Begin with chopping all your vegetables (onion, carrots, and potatoes).
1 Cup Diced Onion, 2 Russet Potatoes, 1 Carrot
Preheat your pot to medium-high heat
Season your chicken thighs in a bowl with garlic powder, pepper, and seasoning salt
1 Tbsp Garlic Powder, 1 Tbsp Pepper, 1 Tbsp Seasoning Salt
In a pan add in your butter and olive oil
2 Tbsp Butter, 1 Tbsp Olive oil
Once the butter has melted down add your chicken into the pan and place a lid on the pot for about 10 minutes. At the halfway mark (5 minutes) flip the chicken and add the top back on for the remaining time.
3 Chicken Breast
Take your chicken out and place it to the side on a clean plate
In the same pot add in your chop carrots, chopped onions, and minced garlic. Allow cooking until they become tender
1 Cup Diced Onion, 1 Carrot, 1 Tbsp Minced Garlic
Mix your chicken broth and cornstarch together. Once the cornstarch has dissolved add the mixture to the pot.

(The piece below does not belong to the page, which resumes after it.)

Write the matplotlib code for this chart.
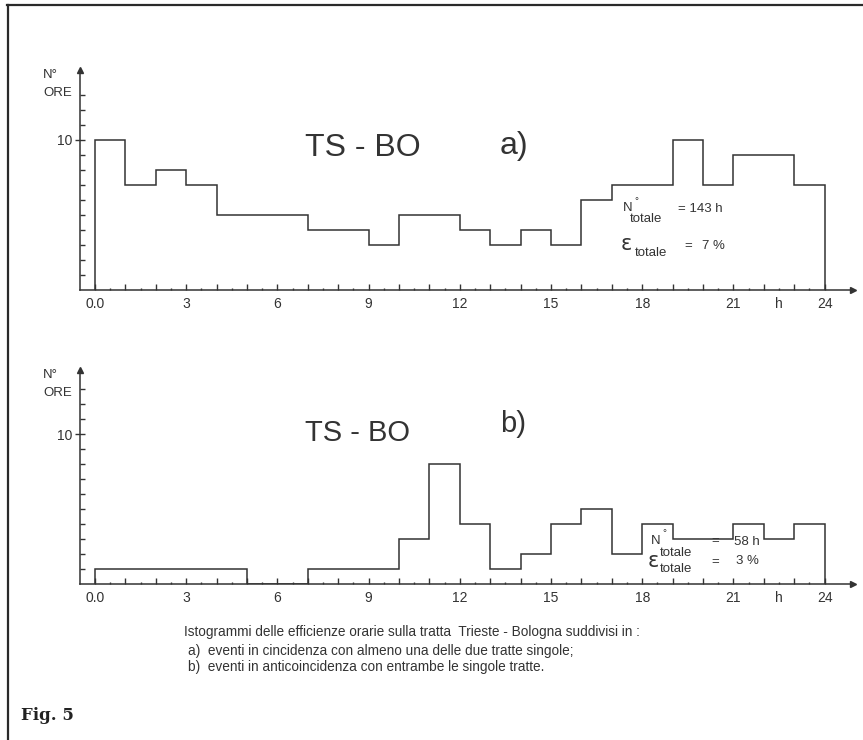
import matplotlib
matplotlib.use("Agg")
import matplotlib.pyplot as plt
import numpy as np

# hourly bins 0..24
hour_edges = list(range(25))
hours_a = [10, 7, 8, 7, 5, 5, 5, 4, 4, 3, 5, 5,
           4, 3, 4, 3, 6, 7, 7, 10, 7, 9, 9, 7]
hours_b = [1, 1, 1, 1, 1, 0, 0, 1, 1, 1, 3, 8,
           4, 1, 2, 4, 5, 2, 4, 3, 3, 4, 3, 4]
xtick_labels = {0: "0.0", 3: "3", 6: "6", 9: "9", 12: "12",
                15: "15", 18: "18", 21: "21", 24: "24"}

W, H = 863, 740
INK = "#333333"
SANS = ["Liberation Sans", "DejaVu Sans"]
plt.rcParams["font.family"] = SANS

fig = plt.figure(figsize=(W / 100, H / 100), dpi=100)
fig.patch.set_facecolor("white")


def px_text(x, y, s, **kw):
    kw.setdefault("color", INK)
    kw.setdefault("va", "center")
    kw.setdefault("ha", "left")
    return fig.text(x / W, 1 - y / H, s, **kw)


def make_panel(top, bottom, values, letter, title_y, letter_y, title_fs):
    left_px, right_px = 80, 853
    x0_px, px_per_h = 95, 30.4
    ax = fig.add_axes([left_px / W, 1 - bottom / H,
                       (right_px - left_px) / W, (bottom - top) / H])
    ax.set_xlim((left_px - x0_px) / px_per_h, (right_px - x0_px) / px_per_h)
    ax.set_ylim(0, (bottom - top) / 15.0)
    ax.set_facecolor("none")

    ax.stairs(values, hour_edges, baseline=0, color=INK, lw=1.1)

    for s in ("top", "right"):
        ax.spines[s].set_visible(False)
    for s in ("left", "bottom"):
        ax.spines[s].set_color(INK)
        ax.spines[s].set_linewidth(1.1)
    # arrow heads on the axes
    ax.plot(1, 0, ">", color=INK, ms=5, transform=ax.get_yaxis_transform(), clip_on=False)
    ax.plot(0, 1, "^", color=INK, ms=5, transform=ax.transAxes, clip_on=False)

    ax.set_xticks(range(25))
    ax.set_xticklabels([xtick_labels.get(h, "") for h in range(25)])
    ax.set_xticks(np.arange(0.5, 24, 1), minor=True)
    ax.tick_params(axis="x", which="major", direction="in", length=4, width=1,
                   colors=INK, labelsize=10, pad=5)
    ax.tick_params(axis="x", which="minor", direction="in", length=1.5, width=1, colors=INK)

    ax.set_yticks([10])
    ax.set_yticklabels(["10"])
    ax.set_yticks([v for v in range(1, 14) if v != 10], minor=True)
    ax.tick_params(axis="y", which="major", direction="inout", length=7, width=1,
                   colors=INK, labelsize=10, pad=2)
    ax.tick_params(axis="y", which="minor", direction="in", length=3.6, width=1, colors=INK)

    # axis titles
    px_text(43, top + 5, "N°", fontsize=9.5)
    px_text(43, top + 23, "ORE", fontsize=9.5)
    px_text(775, bottom + 14, "h", fontsize=10)

    px_text(305, title_y, "TS - BO", fontsize=title_fs)
    px_text(500, letter_y, letter, fontsize=title_fs)
    return ax


make_panel(70, 290, hours_a, "a)", 148, 146, 23)
make_panel(370, 584, hours_b, "b)", 433, 424, 21)

# totals, panel a
px_text(623, 208, "N", fontsize=9.5)
px_text(634, 201, "°", fontsize=7)
px_text(630, 219, "totale", fontsize=9.5)
px_text(678, 209, "= 143 h", fontsize=9.5)
px_text(621, 244, "ε", fontsize=15, family=["DejaVu Sans"])
px_text(635, 253, "totale", fontsize=9.5)
px_text(684, 246, "=", fontsize=9.5)
px_text(702, 246, "7 %", fontsize=9.5)

# totals, panel b
px_text(651, 541, "N", fontsize=9.5)
px_text(662, 533, "°", fontsize=7)
px_text(660, 553, "totale", fontsize=9.5)
px_text(711, 541, "=", fontsize=9.5)
px_text(734, 542, "58 h", fontsize=9.5)
px_text(648, 561, "ε", fontsize=15, family=["DejaVu Sans"])
px_text(660, 569, "totale", fontsize=9.5)
px_text(711, 562, "=", fontsize=9.5)
px_text(736, 561, "3 %", fontsize=9.5)

# caption
px_text(184, 632, "Istogrammi delle efficienze orarie sulla tratta  Trieste - Bologna suddivisi in :",
        fontsize=9.8)
px_text(188, 651, "a)  eventi in cincidenza con almeno una delle due tratte singole;", fontsize=9.8)
px_text(188, 667, "b)  eventi in anticoincidenza con entrambe le singole tratte.", fontsize=9.8)
px_text(21, 715, "Fig. 5", fontsize=12, weight="bold",
        family=["DejaVu Serif"], color="#222222")

# page frame (top and left edges of the scan)
fig.add_artist(plt.Line2D([7 / W, 1], [1 - 5 / H, 1 - 5 / H], color="#2a2a2a", lw=1.6))
fig.add_artist(plt.Line2D([8 / W, 8 / W], [0, 1 - 5 / H], color="#2a2a2a", lw=1.6))

fig.savefig("out.png", dpi=100, facecolor="white")
plt.close(fig)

3 Cups Chicken broth, 1 1/2 Tbsp Cornstarch
Next, allow to come to a boil and add in your chopped potatoes.
2 Russet Potatoes
Once you add in your potatoes, immediately add in your seasonings. Garlic, garlic powder, pepper, and bay leave and stir
Salt To Taste, Pepper To Taste, 1 Bay Leave, 1 Tsp Garlic Powder
Add your browned chicken back into the pot and stir
Place the lid on the pot turn your stove to medium-low and allow to simmer for 30 minutes or until your meat is thoroughly cooked and your gravy has thickened.